# Do this:
Quote every line below exactly and skip any picture.

▼

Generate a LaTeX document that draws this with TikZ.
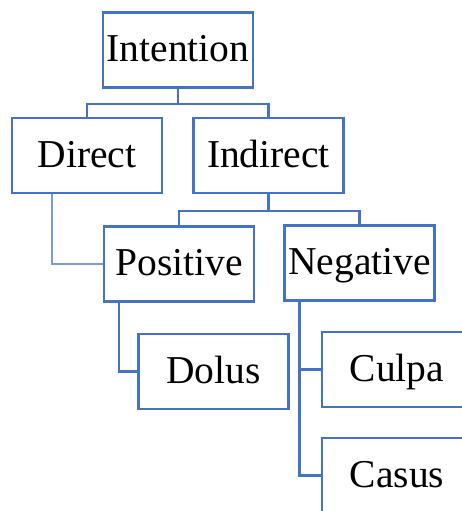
\documentclass[tikz,border=0pt]{standalone}
\usepackage{fontspec}
\setmainfont{Liberation Serif}
\definecolor{boxblue}{HTML}{4472C4}
\definecolor{lightblue}{HTML}{7A9BD8}
\begin{document}
\begin{tikzpicture}[x=1pt,y=-1pt,
  box/.style={draw=boxblue, line width=2.2pt, fill=white, minimum width=150pt, minimum height=75pt, inner sep=0pt, text height=28pt, text depth=5pt, font=\fontsize{39.5}{46}\selectfont},
  link/.style={draw=boxblue, line width=2.2pt},
  thinlink/.style={draw=lightblue, line width=1.1pt}]
\useasboundingbox (0,0) rectangle (462,511);
\clip (0,0) rectangle (462,511);
\node[box] (int) at (178,50) {Intention};
\node[box] (dir) at (87,155.5) {Direct};
\node[box] (ind) at (268.5,155.5) {Indirect};
\node[box] (pos) at (179,264) {Positive};
\node[box] (neg) at (359.5,263) {Negative};
\node[box] (dol) at (213.5,371.5) {Dolus};
\node[box] (cul) at (397,369.5) {Culpa};
\node[box] (cas) at (397,475.5) {Casus};
\draw[link] (int.south) -- ++(0,15) coordinate (j1);
\draw[link] (dir.north) |- (j1) -| (ind.north);
\draw[link] (ind.south) -- ++(0,17) coordinate (j2);
\draw[link] (pos.north) |- (j2) -| (neg.north);
\draw[thinlink] ([xshift=-35pt]dir.south) |- (pos.west);
\draw[link] ([xshift=-60pt]pos.south) |- (dol.west);
\draw[link] ([xshift=-60pt]neg.south) |- (cas.west);
\draw[link] ([xshift=-60pt]neg.south) |- (cul.west);
\end{tikzpicture}
\end{document}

▲

# In response:
Generate a LaTeX document that draws this with TikZ.
\documentclass[tikz,border=0pt]{standalone}
\usepackage{fontspec}
\setmainfont{Liberation Serif}
\definecolor{boxblue}{HTML}{4472C4}
\definecolor{lightblue}{HTML}{7A9BD8}
\begin{document}
\begin{tikzpicture}[x=1pt,y=-1pt,
  box/.style={draw=boxblue, line width=2.2pt, fill=white, minimum width=150pt, minimum height=75pt, inner sep=0pt, text height=28pt, text depth=5pt, font=\fontsize{39.5}{46}\selectfont},
  link/.style={draw=boxblue, line width=2.2pt},
  thinlink/.style={draw=lightblue, line width=1.1pt}]
\useasboundingbox (0,0) rectangle (462,511);
\clip (0,0) rectangle (462,511);
\node[box] (int) at (178,50) {Intention};
\node[box] (dir) at (87,155.5) {Direct};
\node[box] (ind) at (268.5,155.5) {Indirect};
\node[box] (pos) at (179,264) {Positive};
\node[box] (neg) at (359.5,263) {Negative};
\node[box] (dol) at (213.5,371.5) {Dolus};
\node[box] (cul) at (397,369.5) {Culpa};
\node[box] (cas) at (397,475.5) {Casus};
\draw[link] (int.south) -- ++(0,15) coordinate (j1);
\draw[link] (dir.north) |- (j1) -| (ind.north);
\draw[link] (ind.south) -- ++(0,17) coordinate (j2);
\draw[link] (pos.north) |- (j2) -| (neg.north);
\draw[thinlink] ([xshift=-35pt]dir.south) |- (pos.west);
\draw[link] ([xshift=-60pt]pos.south) |- (dol.west);
\draw[link] ([xshift=-60pt]neg.south) |- (cas.west);
\draw[link] ([xshift=-60pt]neg.south) |- (cul.west);
\end{tikzpicture}
\end{document}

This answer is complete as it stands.